LEXINGTON COUNTY, S.C. (WIS) - We’re just a few weeks away from the start of Hurricane Season.
According to a forecast from Colorado State University, they are predicting an above-normal Atlantic Hurricane season in 2020.
Here in South Carolina, state and county emergency officials are currently working on finalizing their hurricane plans for this year. Officials are gearing up for hurricane season while dealing with a global pandemic.
Brandon Ellis is the Director of Emergency Management for Georgetown County. He said, "Our number one goal is to ensure public safety -- whether it's a pandemic or a hurricane. Or even if we have to couple both of those together."
County officials we spoke with said all options are still on the table. They are working closely with the state and their partners on adapting their plans.
Mario Formisano is the Director of Emergency Management for Dorchester County. He said, "In this new world of social distancing we're having to re-look at some of those plans from a procedural standpoint."
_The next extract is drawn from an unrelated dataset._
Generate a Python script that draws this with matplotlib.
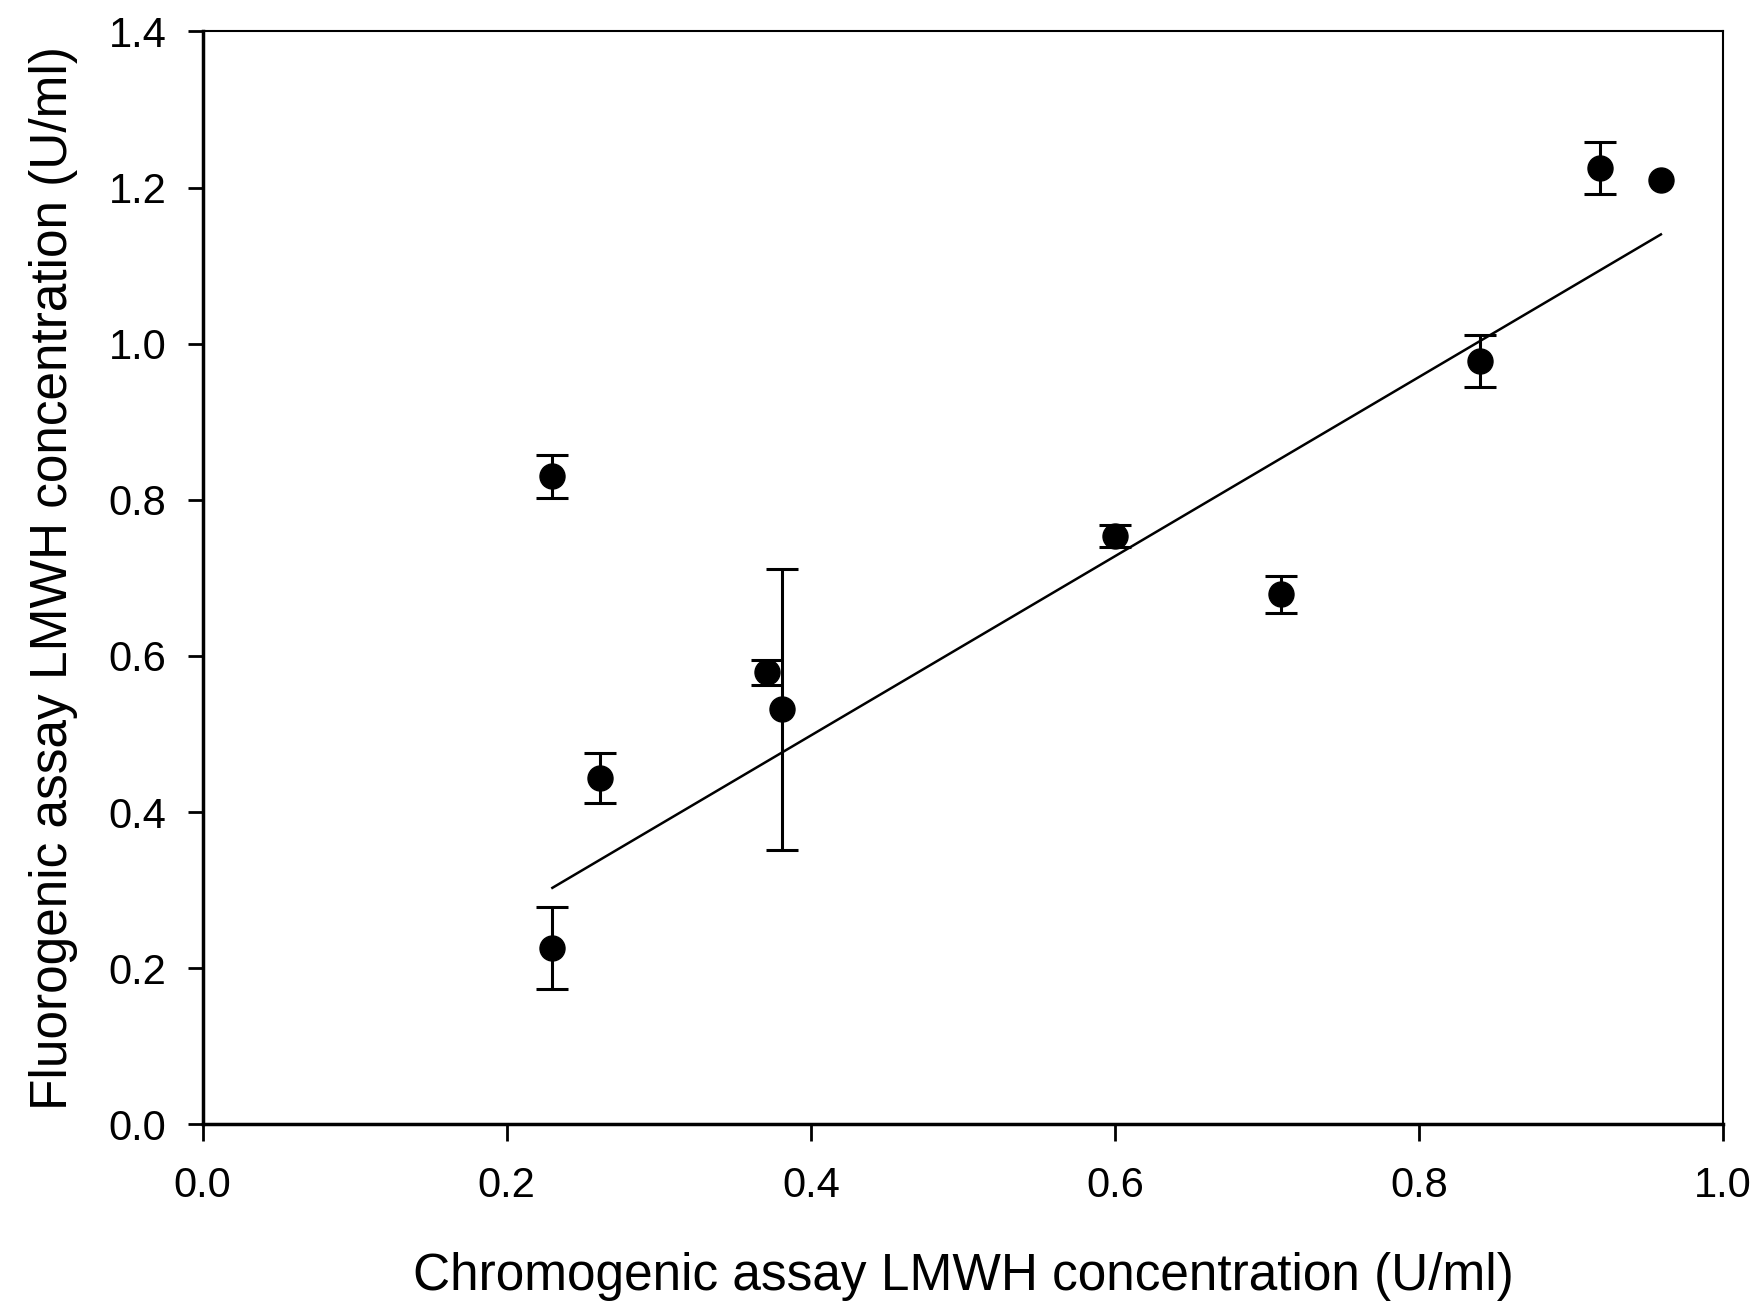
import numpy as np
import matplotlib
matplotlib.use("Agg")
import matplotlib.pyplot as plt

plt.rcParams['font.family'] = ['Liberation Sans', 'DejaVu Sans']

# chromogenic vs fluorogenic LMWH concentration (U/ml)
chromo = [0.23, 0.23, 0.261, 0.371, 0.381, 0.600, 0.709, 0.840, 0.919, 0.959]
fluoro = [0.226, 0.830, 0.444, 0.579, 0.532, 0.754, 0.679, 0.978, 1.225, 1.209]
fluoro_sd = [0.052, 0.028, 0.032, 0.016, 0.180, 0.014, 0.024, 0.033, 0.033, 0.0]

# regression line as drawn in the figure
fit_slope = 1.148
fit_intercept = 0.039

x_ticks = [0.0, 0.2, 0.4, 0.6, 0.8, 1.0]
y_ticks = [0.0, 0.2, 0.4, 0.6, 0.8, 1.0, 1.2, 1.4]

fig = plt.figure(figsize=(17.62, 13.06), dpi=100)
ax = fig.add_axes([0.115, 0.139, 0.863, 0.837])

x = np.array(chromo)
y = np.array(fluoro)
sd = np.array(fluoro_sd)
has_err = sd > 0

# error bars only where there is a spread, markers for every point
ax.errorbar(x[has_err], y[has_err], yerr=sd[has_err], fmt='none', ecolor='black',
            elinewidth=2.2, capsize=11.5, capthick=2.2, zorder=2)
ax.plot(x, y, 'o', color='black', markersize=18, zorder=3)

xf = np.array([x.min(), x.max()])
ax.plot(xf, fit_slope * xf + fit_intercept, color='black', linewidth=1.8)

ax.set_xlim(0, 1.0)
ax.set_ylim(0, 1.4)
ax.set_xticks(x_ticks)
ax.set_yticks(y_ticks)
ax.set_xticklabels([f'{v:.1f}' for v in x_ticks])
ax.set_yticklabels([f'{v:.1f}' for v in y_ticks])

ax.tick_params(axis='x', direction='out', length=12, width=2, pad=18, labelsize=30)
ax.tick_params(axis='y', direction='out', length=11, width=2, pad=15, labelsize=30)

ax.spines['left'].set_linewidth(2.5)
ax.spines['bottom'].set_linewidth(2.5)
ax.spines['top'].set_linewidth(1.5)
ax.spines['right'].set_linewidth(1.5)

ax.set_xlabel('Chromogenic assay LMWH concentration (U/ml)', fontsize=37, labelpad=33)
ax.set_ylabel('Fluorogenic assay LMWH concentration (U/ml)', fontsize=37, labelpad=22)

fig.savefig('out.png', dpi=100)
According to the South Carolina Emergency Management Division, more than 400,000 people evacuated from the coast last September because of Hurricane Dorian. About 2,5000 people stayed at 36 emergency shelters statewide.
County officials said evacuation procedures and shelter guidelines will most likely be tweaked.
Jason Patno is the Charleston County Emergency Management Director. He said, "Finding suitable space for our population that does not have the means or ability to evacuate has always been a challenge. It's going to be more of a challenge in light of COVID-19."
Patno said the county is meeting this week to solidify their hurricane plan.
Because of social distancing guidelines, the American Red Cross of South Carolina said counties need to prepare for a decrease in shelter capacity. Ben Williamson with the Red Cross said if the coronavirus pandemic is still ongoing during hurricane season -- counties might need to open more shelters than they normally do.
"Our first option is to work with counties to identify hotels, dormitories, even some campgrounds where we can put people to keep them socially isolated," he said.
Williamson also said if emergency shelters need to be opened, there will be protocols in place to avoid the possible spread of the coronavirus. He said evacuees could be screened and everyone at the shelter would be required to wear a mask.
According to Williamson, "We may have to open more shelters because our shelter capacity may go down because we want to be able to spread people out. How close we put our cots will be different in a COVID-19 environment. We'll have to spread those out more than we're used to."
The State Emergency Management Division said they will release any updated to their Hurricane Plan during South Carolina’s Hurricane Preparedness Week, which takes place from May 31st to June 6th.